As kids we called her Annie Esther, I didn’t figure out until I was much older that this was a version of Auntie Esther. Annie Esther had a big white cadillac convertible and when she stopped by sometimes she’d give me a ride. She was young and single for a long time, and I wanted to be like her. She had long dark hair, that she’d pull into a ponytail, and big sunglasses and a smile that was huge, and a laugh that was loud. She was real for me in a way that the nuns who wanted to teach me something could never be. When she finally did marry, it was to a man with a daughter my age, and I’ll always remember the hot summer day that she bought us both ice cream cones and took us driving in her convertible. Ice cream got blown into our long hair, onto our faces and we were a mess, Annie Esther just laughed at us.

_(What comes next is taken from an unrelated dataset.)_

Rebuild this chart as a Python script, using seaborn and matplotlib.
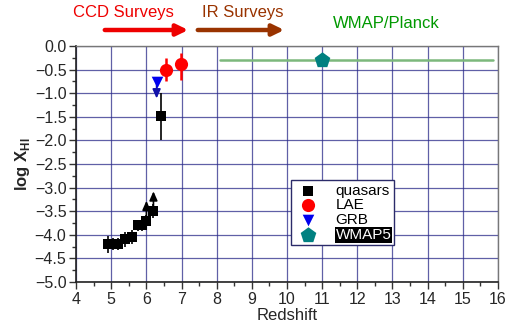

I will admit, I still struggle with nuns, not trying to put them in a box. I know some nuns who are brilliant and amazing and work hard for peace, but I still can’t help wonder, what would make someone want a religious organization to be their home? It seems lonely, and it seems sad. I also know historically that when women had fewer choices, becoming a nun was a way to have some power, to get educated. To have a life outside of the box of wife and mother. The nuns that I knew growing up didn’t seem like grown ups, maybe that’s it. And when you are growing up and you are looking towards a leader, or a mentor, or someone brave to show the way, you want them to be going in a way you’d want to go.